Mysterious AMD Radeon Nashira Summit GPU Surfaces With Possible RDNA 3 Roots

AMD Radeon RX 6000 Series
Internet sleuths should don their detective caps right about now, to solve the case of the secretive GPU codename that just surfaced within the Ashes of the Singularity database. There are actually two GPUs in this particular listing, both identified as Nashira Summit. Could this be an early look at AMD's third generation RDNA (RDNA 3) architecture?

Well, that is one possibility. Adding to the intrigue, while this is the first time we have seen a reference to Nashira Summit, there has been at least one previous reference to Nasihra. That would be Nashira Point, which a USB-IF listing links to a Radeon graphics part. Beyond that, however, there are not any revealing details.

At this point, there is no way of knowing what the differences are between Nashira Summit and Nashira Point. All we know is that both have popped their respective noggins into the leaked GPU scene.

Nashira Summit at AOTS
Click to Enlarge (Source: Ashes of the Singularity Database)

As for the AOTS database listing (shown above), there are two Nashira Summit GPUs nestled into a system with a Ryzen 5 3600X processor. The use of custom settings makes it pointless to try and compare the performance metrics (plus the AOTS database scores are not always reliable anyway), but it is still interesting to see another reference to Nashira.

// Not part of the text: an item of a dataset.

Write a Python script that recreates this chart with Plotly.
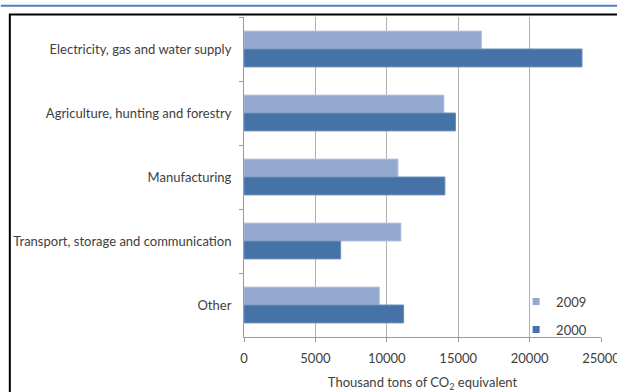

Exactly what it is, however, is a good question. It might be a lower end RDNA 2 part, or it could be something based on RDNA 3. Prominent leaker wjm47196 thinks it is the latter, with a multi-chip module (MCM) design, as we wrote about earlier this week.

It's going to be interesting to see what eventually manifests with RDNA 3. Rumor has it that the MCM design will serve up a pair of chiplets with 80 compute units each, for 160 CUs total in the flagship iteration. If AMD keeps the ratio between the CUs and streaming processors (SPs) the same, we would be looking at a monstrous GPU with 10,240 SPs.